> [Records for this exercise]:
........
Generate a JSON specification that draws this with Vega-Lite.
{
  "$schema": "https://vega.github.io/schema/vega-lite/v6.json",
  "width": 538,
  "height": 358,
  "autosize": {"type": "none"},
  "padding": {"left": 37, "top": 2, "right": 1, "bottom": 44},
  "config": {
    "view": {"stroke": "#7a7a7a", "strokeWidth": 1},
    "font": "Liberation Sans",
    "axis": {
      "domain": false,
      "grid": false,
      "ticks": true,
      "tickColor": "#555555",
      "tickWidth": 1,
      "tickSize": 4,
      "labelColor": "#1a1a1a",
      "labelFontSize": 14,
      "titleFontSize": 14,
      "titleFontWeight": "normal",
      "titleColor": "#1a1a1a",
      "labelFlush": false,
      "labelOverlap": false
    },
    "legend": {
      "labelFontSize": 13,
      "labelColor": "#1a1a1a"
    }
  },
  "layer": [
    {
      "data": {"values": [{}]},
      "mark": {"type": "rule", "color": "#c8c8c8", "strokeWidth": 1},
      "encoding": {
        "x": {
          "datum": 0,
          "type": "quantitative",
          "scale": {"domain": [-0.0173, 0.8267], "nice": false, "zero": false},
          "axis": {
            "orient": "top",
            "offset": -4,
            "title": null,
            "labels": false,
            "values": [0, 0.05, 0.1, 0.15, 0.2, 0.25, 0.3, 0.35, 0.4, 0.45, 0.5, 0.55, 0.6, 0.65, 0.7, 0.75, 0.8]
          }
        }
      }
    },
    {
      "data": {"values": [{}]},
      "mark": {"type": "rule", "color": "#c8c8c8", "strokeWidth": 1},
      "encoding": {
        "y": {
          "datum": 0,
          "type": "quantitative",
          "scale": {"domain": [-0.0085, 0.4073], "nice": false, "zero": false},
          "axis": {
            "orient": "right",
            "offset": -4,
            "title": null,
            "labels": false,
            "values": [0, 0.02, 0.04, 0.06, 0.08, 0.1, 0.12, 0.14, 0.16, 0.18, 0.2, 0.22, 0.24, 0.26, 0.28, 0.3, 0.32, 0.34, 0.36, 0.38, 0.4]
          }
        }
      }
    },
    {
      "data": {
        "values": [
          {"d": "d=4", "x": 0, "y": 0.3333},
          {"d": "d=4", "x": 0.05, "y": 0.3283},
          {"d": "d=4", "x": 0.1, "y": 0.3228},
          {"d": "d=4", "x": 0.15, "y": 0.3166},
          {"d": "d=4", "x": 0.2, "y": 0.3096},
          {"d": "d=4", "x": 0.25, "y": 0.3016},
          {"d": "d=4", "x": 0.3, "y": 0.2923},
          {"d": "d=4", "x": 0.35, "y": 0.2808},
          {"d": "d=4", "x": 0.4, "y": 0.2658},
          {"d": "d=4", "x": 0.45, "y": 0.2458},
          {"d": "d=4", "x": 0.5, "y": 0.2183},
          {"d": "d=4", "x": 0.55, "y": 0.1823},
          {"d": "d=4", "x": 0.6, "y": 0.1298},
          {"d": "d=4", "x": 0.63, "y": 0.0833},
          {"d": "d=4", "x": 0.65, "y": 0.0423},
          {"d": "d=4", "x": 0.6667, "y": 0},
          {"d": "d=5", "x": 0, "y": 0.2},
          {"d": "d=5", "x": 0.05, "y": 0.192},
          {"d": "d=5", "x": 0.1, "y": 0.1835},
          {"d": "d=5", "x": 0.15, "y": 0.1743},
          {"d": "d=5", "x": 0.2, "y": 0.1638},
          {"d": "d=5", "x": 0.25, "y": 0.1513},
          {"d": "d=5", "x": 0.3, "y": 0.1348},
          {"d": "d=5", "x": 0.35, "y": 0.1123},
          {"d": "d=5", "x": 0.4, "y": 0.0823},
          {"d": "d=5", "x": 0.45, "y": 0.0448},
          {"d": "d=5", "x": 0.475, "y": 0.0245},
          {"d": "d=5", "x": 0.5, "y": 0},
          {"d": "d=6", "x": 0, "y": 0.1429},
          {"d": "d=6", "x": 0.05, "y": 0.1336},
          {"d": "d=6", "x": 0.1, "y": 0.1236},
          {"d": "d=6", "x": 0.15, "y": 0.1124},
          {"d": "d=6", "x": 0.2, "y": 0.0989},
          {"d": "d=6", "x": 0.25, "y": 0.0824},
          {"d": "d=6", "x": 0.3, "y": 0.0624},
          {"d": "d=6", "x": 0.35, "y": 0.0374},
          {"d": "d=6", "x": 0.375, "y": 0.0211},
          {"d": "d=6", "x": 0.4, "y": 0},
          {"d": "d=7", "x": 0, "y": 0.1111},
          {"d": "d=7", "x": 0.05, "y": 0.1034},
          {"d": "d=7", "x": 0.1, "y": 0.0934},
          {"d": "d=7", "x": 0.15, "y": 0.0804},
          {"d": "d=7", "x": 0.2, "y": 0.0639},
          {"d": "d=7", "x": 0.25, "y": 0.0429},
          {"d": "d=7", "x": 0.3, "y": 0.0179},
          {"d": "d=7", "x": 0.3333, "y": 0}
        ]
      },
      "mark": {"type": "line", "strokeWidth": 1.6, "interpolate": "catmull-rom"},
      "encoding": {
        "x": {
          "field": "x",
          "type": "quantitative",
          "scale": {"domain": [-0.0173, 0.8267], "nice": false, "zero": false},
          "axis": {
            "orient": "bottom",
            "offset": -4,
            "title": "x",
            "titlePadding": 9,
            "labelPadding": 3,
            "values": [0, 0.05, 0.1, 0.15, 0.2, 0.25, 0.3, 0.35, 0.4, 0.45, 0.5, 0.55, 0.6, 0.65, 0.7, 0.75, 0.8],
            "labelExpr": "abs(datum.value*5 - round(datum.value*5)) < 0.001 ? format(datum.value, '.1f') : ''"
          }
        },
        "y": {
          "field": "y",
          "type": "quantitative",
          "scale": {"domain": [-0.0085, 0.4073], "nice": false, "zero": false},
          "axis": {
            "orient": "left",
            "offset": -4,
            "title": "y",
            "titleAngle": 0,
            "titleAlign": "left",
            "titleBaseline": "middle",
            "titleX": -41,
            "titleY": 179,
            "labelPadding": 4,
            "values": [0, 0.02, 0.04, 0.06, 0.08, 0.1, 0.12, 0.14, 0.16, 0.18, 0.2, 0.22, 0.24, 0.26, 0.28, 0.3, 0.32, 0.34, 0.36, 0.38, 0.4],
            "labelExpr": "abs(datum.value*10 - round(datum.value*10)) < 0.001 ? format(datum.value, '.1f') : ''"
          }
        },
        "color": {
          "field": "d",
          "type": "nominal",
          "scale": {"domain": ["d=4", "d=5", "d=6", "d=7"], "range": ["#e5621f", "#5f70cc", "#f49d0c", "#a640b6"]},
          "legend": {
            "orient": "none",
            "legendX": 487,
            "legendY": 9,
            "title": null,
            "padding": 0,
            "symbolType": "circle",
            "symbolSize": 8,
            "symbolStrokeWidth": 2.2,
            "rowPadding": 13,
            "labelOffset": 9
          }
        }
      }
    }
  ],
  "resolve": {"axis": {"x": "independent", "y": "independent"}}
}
........
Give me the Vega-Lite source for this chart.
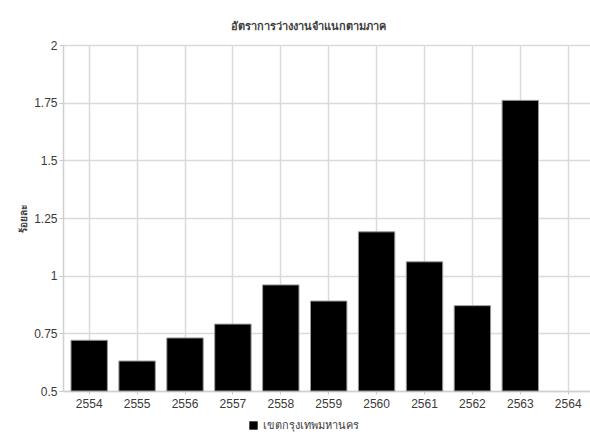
........
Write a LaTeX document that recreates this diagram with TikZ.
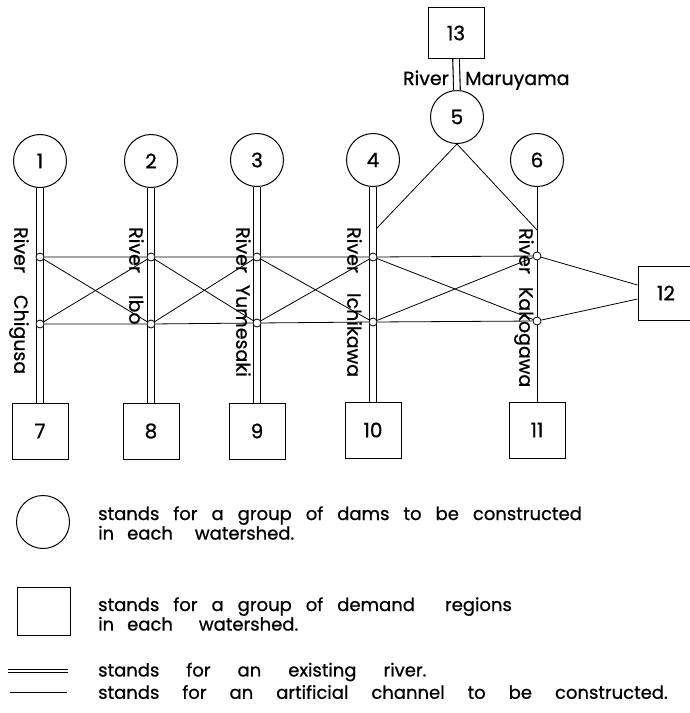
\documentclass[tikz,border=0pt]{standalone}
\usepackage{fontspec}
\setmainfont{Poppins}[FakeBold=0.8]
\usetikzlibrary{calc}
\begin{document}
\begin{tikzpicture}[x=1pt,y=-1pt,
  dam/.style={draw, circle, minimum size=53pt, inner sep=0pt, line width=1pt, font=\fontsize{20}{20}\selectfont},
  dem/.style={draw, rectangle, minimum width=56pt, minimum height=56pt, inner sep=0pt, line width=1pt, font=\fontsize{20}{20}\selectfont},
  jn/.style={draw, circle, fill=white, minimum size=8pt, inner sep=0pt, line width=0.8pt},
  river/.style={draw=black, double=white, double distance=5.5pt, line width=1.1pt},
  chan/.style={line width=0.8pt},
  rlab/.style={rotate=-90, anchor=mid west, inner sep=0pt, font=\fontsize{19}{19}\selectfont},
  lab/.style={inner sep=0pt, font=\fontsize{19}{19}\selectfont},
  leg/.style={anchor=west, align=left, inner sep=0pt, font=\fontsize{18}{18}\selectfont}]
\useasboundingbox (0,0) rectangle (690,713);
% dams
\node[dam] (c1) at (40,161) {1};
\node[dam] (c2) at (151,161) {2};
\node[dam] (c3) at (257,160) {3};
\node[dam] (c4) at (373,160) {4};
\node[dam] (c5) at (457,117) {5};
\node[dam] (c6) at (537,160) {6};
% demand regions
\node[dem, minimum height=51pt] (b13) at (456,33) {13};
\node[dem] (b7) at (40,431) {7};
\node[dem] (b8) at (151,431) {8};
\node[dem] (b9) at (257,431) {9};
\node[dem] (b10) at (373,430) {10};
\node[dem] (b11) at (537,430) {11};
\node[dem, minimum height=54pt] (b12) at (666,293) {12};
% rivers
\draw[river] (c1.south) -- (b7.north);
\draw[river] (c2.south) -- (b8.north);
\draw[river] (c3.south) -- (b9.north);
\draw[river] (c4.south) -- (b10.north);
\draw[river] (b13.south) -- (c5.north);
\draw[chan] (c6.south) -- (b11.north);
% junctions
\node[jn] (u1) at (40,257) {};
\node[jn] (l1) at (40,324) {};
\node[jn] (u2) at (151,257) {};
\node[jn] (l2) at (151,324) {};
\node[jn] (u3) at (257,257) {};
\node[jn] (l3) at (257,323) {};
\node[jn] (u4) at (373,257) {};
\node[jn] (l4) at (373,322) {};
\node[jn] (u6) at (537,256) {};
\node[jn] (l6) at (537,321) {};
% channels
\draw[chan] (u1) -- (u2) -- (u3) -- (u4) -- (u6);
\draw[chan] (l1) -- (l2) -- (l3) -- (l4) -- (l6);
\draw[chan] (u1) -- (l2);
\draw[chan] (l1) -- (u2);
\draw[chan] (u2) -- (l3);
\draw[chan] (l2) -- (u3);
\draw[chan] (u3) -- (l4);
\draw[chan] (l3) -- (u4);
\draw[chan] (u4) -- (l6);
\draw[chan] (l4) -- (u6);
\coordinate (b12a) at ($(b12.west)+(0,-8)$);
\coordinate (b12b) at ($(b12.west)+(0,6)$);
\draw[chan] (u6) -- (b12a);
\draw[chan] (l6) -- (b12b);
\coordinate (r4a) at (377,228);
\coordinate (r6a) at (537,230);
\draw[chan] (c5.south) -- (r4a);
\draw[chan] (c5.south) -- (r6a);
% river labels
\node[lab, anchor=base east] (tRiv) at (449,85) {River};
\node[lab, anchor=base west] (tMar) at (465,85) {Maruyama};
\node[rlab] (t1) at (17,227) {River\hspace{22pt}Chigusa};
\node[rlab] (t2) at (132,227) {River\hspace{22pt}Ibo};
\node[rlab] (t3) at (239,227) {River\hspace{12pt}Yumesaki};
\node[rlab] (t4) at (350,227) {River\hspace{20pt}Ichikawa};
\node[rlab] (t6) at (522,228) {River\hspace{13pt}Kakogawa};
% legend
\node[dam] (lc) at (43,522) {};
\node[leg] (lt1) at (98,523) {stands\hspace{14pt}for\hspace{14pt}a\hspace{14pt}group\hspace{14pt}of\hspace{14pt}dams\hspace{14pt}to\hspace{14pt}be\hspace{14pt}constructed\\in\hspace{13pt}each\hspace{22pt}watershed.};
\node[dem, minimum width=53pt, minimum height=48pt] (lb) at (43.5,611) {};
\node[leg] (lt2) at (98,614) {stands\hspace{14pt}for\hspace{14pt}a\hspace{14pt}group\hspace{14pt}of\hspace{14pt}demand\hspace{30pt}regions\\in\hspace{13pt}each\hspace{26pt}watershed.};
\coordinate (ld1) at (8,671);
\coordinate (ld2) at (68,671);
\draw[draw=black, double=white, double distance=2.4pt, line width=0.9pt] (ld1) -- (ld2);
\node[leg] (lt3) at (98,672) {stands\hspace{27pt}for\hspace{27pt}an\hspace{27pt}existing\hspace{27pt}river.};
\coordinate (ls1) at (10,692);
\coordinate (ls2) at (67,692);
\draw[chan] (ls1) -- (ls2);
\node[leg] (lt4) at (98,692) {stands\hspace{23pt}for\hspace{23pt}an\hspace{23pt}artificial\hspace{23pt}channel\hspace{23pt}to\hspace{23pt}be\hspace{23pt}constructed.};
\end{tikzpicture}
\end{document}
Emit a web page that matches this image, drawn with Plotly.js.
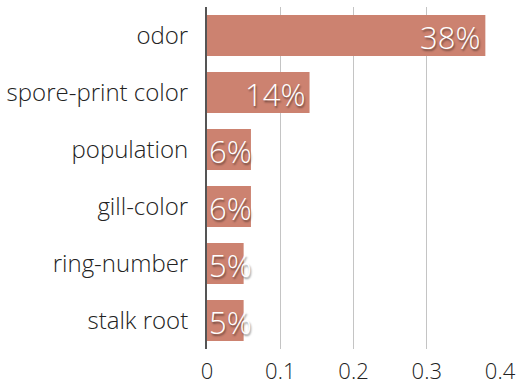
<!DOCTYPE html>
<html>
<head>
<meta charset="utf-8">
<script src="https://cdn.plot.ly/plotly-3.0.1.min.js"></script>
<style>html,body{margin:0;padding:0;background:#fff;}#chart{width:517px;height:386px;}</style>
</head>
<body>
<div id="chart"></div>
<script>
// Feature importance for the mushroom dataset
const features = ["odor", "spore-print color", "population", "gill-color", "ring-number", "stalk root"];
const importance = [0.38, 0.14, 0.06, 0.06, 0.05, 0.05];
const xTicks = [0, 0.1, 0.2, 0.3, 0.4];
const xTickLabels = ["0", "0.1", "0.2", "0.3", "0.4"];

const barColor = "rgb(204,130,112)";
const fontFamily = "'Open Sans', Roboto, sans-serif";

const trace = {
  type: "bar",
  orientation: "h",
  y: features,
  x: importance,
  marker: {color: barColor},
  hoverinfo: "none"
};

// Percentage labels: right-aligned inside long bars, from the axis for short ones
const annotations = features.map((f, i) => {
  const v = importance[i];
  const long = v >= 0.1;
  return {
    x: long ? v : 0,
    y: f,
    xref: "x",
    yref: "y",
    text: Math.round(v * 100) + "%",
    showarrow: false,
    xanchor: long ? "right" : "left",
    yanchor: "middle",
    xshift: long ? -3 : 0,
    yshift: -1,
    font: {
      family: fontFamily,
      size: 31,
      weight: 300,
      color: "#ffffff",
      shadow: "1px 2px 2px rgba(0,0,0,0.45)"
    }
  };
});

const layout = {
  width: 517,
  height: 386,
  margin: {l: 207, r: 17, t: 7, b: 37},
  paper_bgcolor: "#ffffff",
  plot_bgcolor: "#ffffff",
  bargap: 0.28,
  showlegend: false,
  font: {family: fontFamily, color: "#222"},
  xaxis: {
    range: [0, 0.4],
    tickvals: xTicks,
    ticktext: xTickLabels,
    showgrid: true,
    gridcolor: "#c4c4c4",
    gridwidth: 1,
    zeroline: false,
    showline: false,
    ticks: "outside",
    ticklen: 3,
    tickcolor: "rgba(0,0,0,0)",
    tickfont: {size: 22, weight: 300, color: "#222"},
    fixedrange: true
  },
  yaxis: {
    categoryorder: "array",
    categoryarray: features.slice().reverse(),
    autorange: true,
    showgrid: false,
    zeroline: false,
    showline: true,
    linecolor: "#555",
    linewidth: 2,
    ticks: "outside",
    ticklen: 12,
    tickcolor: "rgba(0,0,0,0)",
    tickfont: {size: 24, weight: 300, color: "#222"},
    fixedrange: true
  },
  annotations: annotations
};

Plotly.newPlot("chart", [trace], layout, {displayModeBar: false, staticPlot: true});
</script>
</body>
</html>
........
The word "with" may appear on some lines. Report how many lines hold it, giving the number alone.

> [The response]: 3